■ Problem details ■
Quote all of the data that follows exactly as written, skipping the images.

■ Given data ■
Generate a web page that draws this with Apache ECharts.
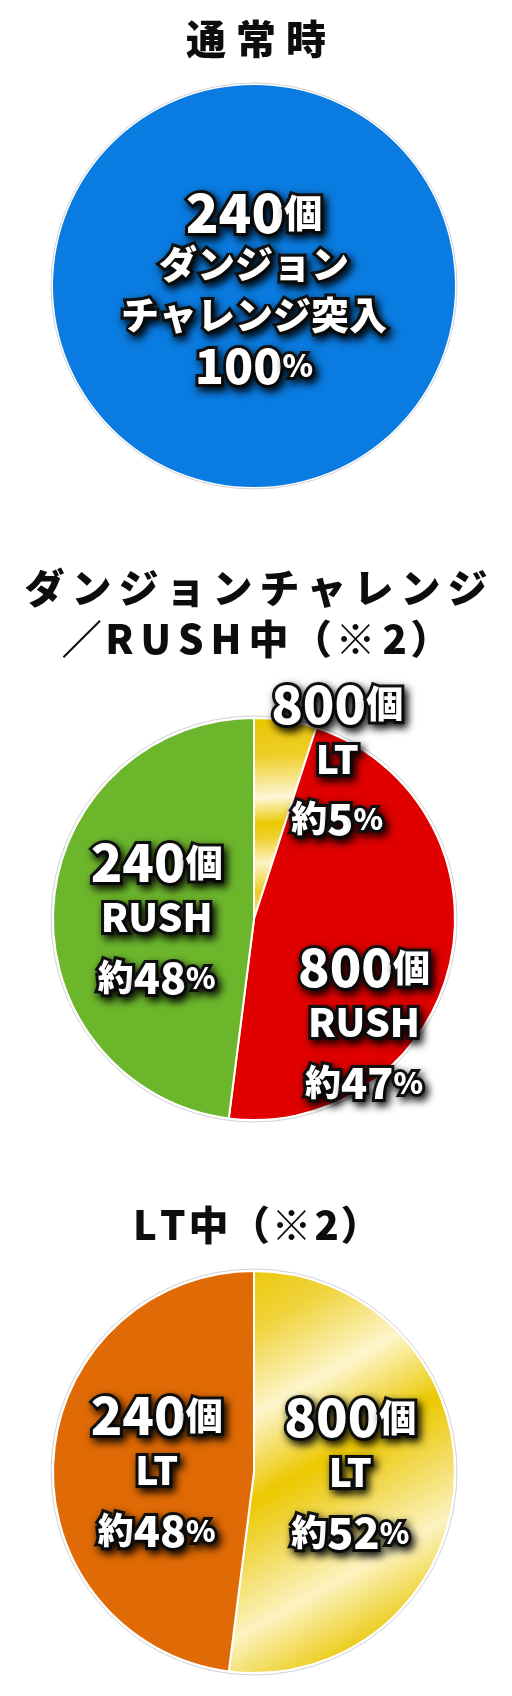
<!DOCTYPE html>
<html>
<head>
<meta charset="utf-8">
<script src="https://cdn.jsdelivr.net/npm/echarts@6/dist/echarts.min.js"></script>
<style>
  html, body { margin: 0; padding: 0; background: #ffffff; }
  #chart { width: 512px; height: 1696px; }
</style>
</head>
<body>
<div id="chart"></div>
<script>
// ---- data ----
const titleTexts = ['通常時', 'ダンジョンチャレンジ\n／RUSH中（※2）', 'LT中（※2）'];

const pie1Counts = ['240'];
const pie1Types = ['ダンジョン\nチャレンジ突入'];
const pie1Values = [100];

const pie2Counts = ['800', '800', '240'];
const pie2Types = ['LT', 'RUSH', 'RUSH'];
const pie2Values = [5, 47, 48];

const pie3Counts = ['800', '240'];
const pie3Types = ['LT', 'LT'];
const pie3Values = [52, 48];

// ---- styles ----
const FONT = '"Noto Sans CJK JP", "Noto Sans", sans-serif';
const fx = {
  color: '#ffffff', fontFamily: FONT, fontWeight: 900,
  textBorderColor: '#111111', textBorderWidth: 6,
  textShadowColor: 'rgba(0,0,0,0.85)', textShadowBlur: 8,
  textShadowOffsetX: 3, textShadowOffsetY: 4
};
function rs(size, lh, extra) { return Object.assign({}, fx, { fontSize: size, lineHeight: lh }, extra || {}); }

const PUNCT = '（）／';
function spaced(str) {
  return str.split('\n').map(line => Array.from(line).map(c =>
    (PUNCT.indexOf(c) >= 0 ? '{k|' : '{s|') + c + '}').join('')).join('\n');
}
function titleRich(pad) {
  const base = { fontSize: 40, fontWeight: 900, fontFamily: FONT, color: '#0d0d0d', lineHeight: 51 };
  return {
    s: Object.assign({}, base, { padding: [0, pad] }),
    k: Object.assign({}, base, { padding: [0, 0] })
  };
}

const gold2 = {
  type: 'linear', x: 0, y: 0, x2: 0.2, y2: 1,
  colorStops: [
    { offset: 0, color: '#eac600' }, { offset: 0.2, color: '#eecf2a' },
    { offset: 0.4, color: '#fdf7d6' }, { offset: 0.53, color: '#ebc800' },
    { offset: 0.6, color: '#efd232' }, { offset: 0.72, color: '#fcf3c4' },
    { offset: 0.86, color: '#eccd22' }, { offset: 1, color: '#f6e48a' }
  ]
};
const gold3 = {
  type: 'linear', x: 0, y: 0, x2: 1, y2: 1,
  colorStops: [
    { offset: 0, color: '#eac600' }, { offset: 0.14, color: '#f0d33c' },
    { offset: 0.3, color: '#fdf6cc' }, { offset: 0.46, color: '#ebc800' },
    { offset: 0.56, color: '#f1d84e' }, { offset: 0.7, color: '#fcf3c0' },
    { offset: 0.84, color: '#edcd1e' }, { offset: 1, color: '#f9ecaa' }
  ]
};

const bigRich = {
  n: rs(52, 54), u: rs(37, 54), t: rs(39, 56),
  y: rs(36, 64), p: rs(43, 64), q: rs(30, 64)
};

function ringSeries(cy) {
  return {
    type: 'pie', center: [254, cy], radius: [0, 203], silent: true, z: 1,
    label: { show: false }, labelLine: { show: false }, emphasis: { disabled: true },
    itemStyle: { color: '#ffffff', borderColor: '#d2d2d2', borderWidth: 1 },
    data: [{ value: 1, name: 'ring' }]
  };
}

function mkData(counts, types, values, colors, offsets) {
  return values.map((v, i) => ({
    value: v, name: counts[i] + '個 ' + types[i],
    itemStyle: { color: colors[i] },
    label: { offset: offsets[i] }
  }));
}

const chart = echarts.init(document.getElementById('chart'), null, { renderer: 'canvas' });
chart.setOption({
  animation: false,
  backgroundColor: '#ffffff',
  title: [
    { text: spaced(titleTexts[0]), left: 'center', top: 13, padding: 0, textStyle: { rich: titleRich(5) } },
    { text: spaced(titleTexts[1]), left: 'center', top: 562, padding: 0, textStyle: { rich: titleRich(3.5) } },
    { text: spaced(titleTexts[2]), left: 'center', top: 1199, padding: 0, textStyle: { rich: titleRich(1.5) } }
  ],
  series: [
    ringSeries(286), ringSeries(919), ringSeries(1472),
    {
      type: 'pie', center: [254, 286], radius: [0, 201], startAngle: 90, z: 2,
      emphasis: { disabled: true }, labelLine: { show: false },
      itemStyle: { borderColor: '#ffffff', borderWidth: 0 },
      label: {
        show: true, position: 'center',
        formatter: p => `{n|${pie1Counts[p.dataIndex]}}{u|個}\n` +
          pie1Types[p.dataIndex].split('\n').map(s => `{t|${s}}`).join('\n') +
          `\n{p|${p.value}}{q|%}`,
        rich: { n: rs(54, 51), u: rs(38, 51), t: rs(38, 51), p: rs(48, 51), q: rs(31, 51) },
        offset: [0, 3]
      },
      data: mkData(pie1Counts, pie1Types, pie1Values, ['#0a7be0'], [[0, 3]])
    },
    {
      type: 'pie', center: [254, 919], radius: [0, 201], startAngle: 90, clockwise: true, z: 2,
      avoidLabelOverlap: false, emphasis: { disabled: true }, labelLine: { show: false },
      itemStyle: { borderColor: '#ffffff', borderWidth: 2 },
      label: {
        show: true, position: 'inside',
        formatter: p => `{n|${pie2Counts[p.dataIndex]}}{u|個}\n{t|${pie2Types[p.dataIndex]}}\n{y|約}{p|${p.value}}{q|%}`,
        rich: bigRich
      },
      data: mkData(pie2Counts, pie2Types, pie2Values, [gold2, '#e00000', '#6cb62c'],
        [[67, -53], [9, 86], [6, 10]])
    },
    {
      type: 'pie', center: [254, 1472], radius: [0, 201], startAngle: 90, clockwise: true, z: 2,
      avoidLabelOverlap: false, emphasis: { disabled: true }, labelLine: { show: false },
      itemStyle: { borderColor: '#ffffff', borderWidth: 2 },
      label: {
        show: true, position: 'inside',
        formatter: p => `{n|${pie3Counts[p.dataIndex]}}{u|個}\n{t|${pie3Types[p.dataIndex]}}\n{y|約}{p|${p.value}}{q|%}`,
        rich: bigRich
      },
      data: mkData(pie3Counts, pie3Types, pie3Values, [gold3, '#e06a05'], [[-7, -1], [6, 10]])
    }
  ]
});
</script>
</body>
</html>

■ Output ■
Generate a web page that draws this with Apache ECharts.
<!DOCTYPE html>
<html>
<head>
<meta charset="utf-8">
<script src="https://cdn.jsdelivr.net/npm/echarts@6/dist/echarts.min.js"></script>
<style>
  html, body { margin: 0; padding: 0; background: #ffffff; }
  #chart { width: 512px; height: 1696px; }
</style>
</head>
<body>
<div id="chart"></div>
<script>
// ---- data ----
const titleTexts = ['通常時', 'ダンジョンチャレンジ\n／RUSH中（※2）', 'LT中（※2）'];

const pie1Counts = ['240'];
const pie1Types = ['ダンジョン\nチャレンジ突入'];
const pie1Values = [100];

const pie2Counts = ['800', '800', '240'];
const pie2Types = ['LT', 'RUSH', 'RUSH'];
const pie2Values = [5, 47, 48];

const pie3Counts = ['800', '240'];
const pie3Types = ['LT', 'LT'];
const pie3Values = [52, 48];

// ---- styles ----
const FONT = '"Noto Sans CJK JP", "Noto Sans", sans-serif';
const fx = {
  color: '#ffffff', fontFamily: FONT, fontWeight: 900,
  textBorderColor: '#111111', textBorderWidth: 6,
  textShadowColor: 'rgba(0,0,0,0.85)', textShadowBlur: 8,
  textShadowOffsetX: 3, textShadowOffsetY: 4
};
function rs(size, lh, extra) { return Object.assign({}, fx, { fontSize: size, lineHeight: lh }, extra || {}); }

const PUNCT = '（）／';
function spaced(str) {
  return str.split('\n').map(line => Array.from(line).map(c =>
    (PUNCT.indexOf(c) >= 0 ? '{k|' : '{s|') + c + '}').join('')).join('\n');
}
function titleRich(pad) {
  const base = { fontSize: 40, fontWeight: 900, fontFamily: FONT, color: '#0d0d0d', lineHeight: 51 };
  return {
    s: Object.assign({}, base, { padding: [0, pad] }),
    k: Object.assign({}, base, { padding: [0, 0] })
  };
}

const gold2 = {
  type: 'linear', x: 0, y: 0, x2: 0.2, y2: 1,
  colorStops: [
    { offset: 0, color: '#eac600' }, { offset: 0.2, color: '#eecf2a' },
    { offset: 0.4, color: '#fdf7d6' }, { offset: 0.53, color: '#ebc800' },
    { offset: 0.6, color: '#efd232' }, { offset: 0.72, color: '#fcf3c4' },
    { offset: 0.86, color: '#eccd22' }, { offset: 1, color: '#f6e48a' }
  ]
};
const gold3 = {
  type: 'linear', x: 0, y: 0, x2: 1, y2: 1,
  colorStops: [
    { offset: 0, color: '#eac600' }, { offset: 0.14, color: '#f0d33c' },
    { offset: 0.3, color: '#fdf6cc' }, { offset: 0.46, color: '#ebc800' },
    { offset: 0.56, color: '#f1d84e' }, { offset: 0.7, color: '#fcf3c0' },
    { offset: 0.84, color: '#edcd1e' }, { offset: 1, color: '#f9ecaa' }
  ]
};

const bigRich = {
  n: rs(52, 54), u: rs(37, 54), t: rs(39, 56),
  y: rs(36, 64), p: rs(43, 64), q: rs(30, 64)
};

function ringSeries(cy) {
  return {
    type: 'pie', center: [254, cy], radius: [0, 203], silent: true, z: 1,
    label: { show: false }, labelLine: { show: false }, emphasis: { disabled: true },
    itemStyle: { color: '#ffffff', borderColor: '#d2d2d2', borderWidth: 1 },
    data: [{ value: 1, name: 'ring' }]
  };
}

function mkData(counts, types, values, colors, offsets) {
  return values.map((v, i) => ({
    value: v, name: counts[i] + '個 ' + types[i],
    itemStyle: { color: colors[i] },
    label: { offset: offsets[i] }
  }));
}

const chart = echarts.init(document.getElementById('chart'), null, { renderer: 'canvas' });
chart.setOption({
  animation: false,
  backgroundColor: '#ffffff',
  title: [
    { text: spaced(titleTexts[0]), left: 'center', top: 13, padding: 0, textStyle: { rich: titleRich(5) } },
    { text: spaced(titleTexts[1]), left: 'center', top: 562, padding: 0, textStyle: { rich: titleRich(3.5) } },
    { text: spaced(titleTexts[2]), left: 'center', top: 1199, padding: 0, textStyle: { rich: titleRich(1.5) } }
  ],
  series: [
    ringSeries(286), ringSeries(919), ringSeries(1472),
    {
      type: 'pie', center: [254, 286], radius: [0, 201], startAngle: 90, z: 2,
      emphasis: { disabled: true }, labelLine: { show: false },
      itemStyle: { borderColor: '#ffffff', borderWidth: 0 },
      label: {
        show: true, position: 'center',
        formatter: p => `{n|${pie1Counts[p.dataIndex]}}{u|個}\n` +
          pie1Types[p.dataIndex].split('\n').map(s => `{t|${s}}`).join('\n') +
          `\n{p|${p.value}}{q|%}`,
        rich: { n: rs(54, 51), u: rs(38, 51), t: rs(38, 51), p: rs(48, 51), q: rs(31, 51) },
        offset: [0, 3]
      },
      data: mkData(pie1Counts, pie1Types, pie1Values, ['#0a7be0'], [[0, 3]])
    },
    {
      type: 'pie', center: [254, 919], radius: [0, 201], startAngle: 90, clockwise: true, z: 2,
      avoidLabelOverlap: false, emphasis: { disabled: true }, labelLine: { show: false },
      itemStyle: { borderColor: '#ffffff', borderWidth: 2 },
      label: {
        show: true, position: 'inside',
        formatter: p => `{n|${pie2Counts[p.dataIndex]}}{u|個}\n{t|${pie2Types[p.dataIndex]}}\n{y|約}{p|${p.value}}{q|%}`,
        rich: bigRich
      },
      data: mkData(pie2Counts, pie2Types, pie2Values, [gold2, '#e00000', '#6cb62c'],
        [[67, -53], [9, 86], [6, 10]])
    },
    {
      type: 'pie', center: [254, 1472], radius: [0, 201], startAngle: 90, clockwise: true, z: 2,
      avoidLabelOverlap: false, emphasis: { disabled: true }, labelLine: { show: false },
      itemStyle: { borderColor: '#ffffff', borderWidth: 2 },
      label: {
        show: true, position: 'inside',
        formatter: p => `{n|${pie3Counts[p.dataIndex]}}{u|個}\n{t|${pie3Types[p.dataIndex]}}\n{y|約}{p|${p.value}}{q|%}`,
        rich: bigRich
      },
      data: mkData(pie3Counts, pie3Types, pie3Values, [gold3, '#e06a05'], [[-7, -1], [6, 10]])
    }
  ]
});
</script>
</body>
</html>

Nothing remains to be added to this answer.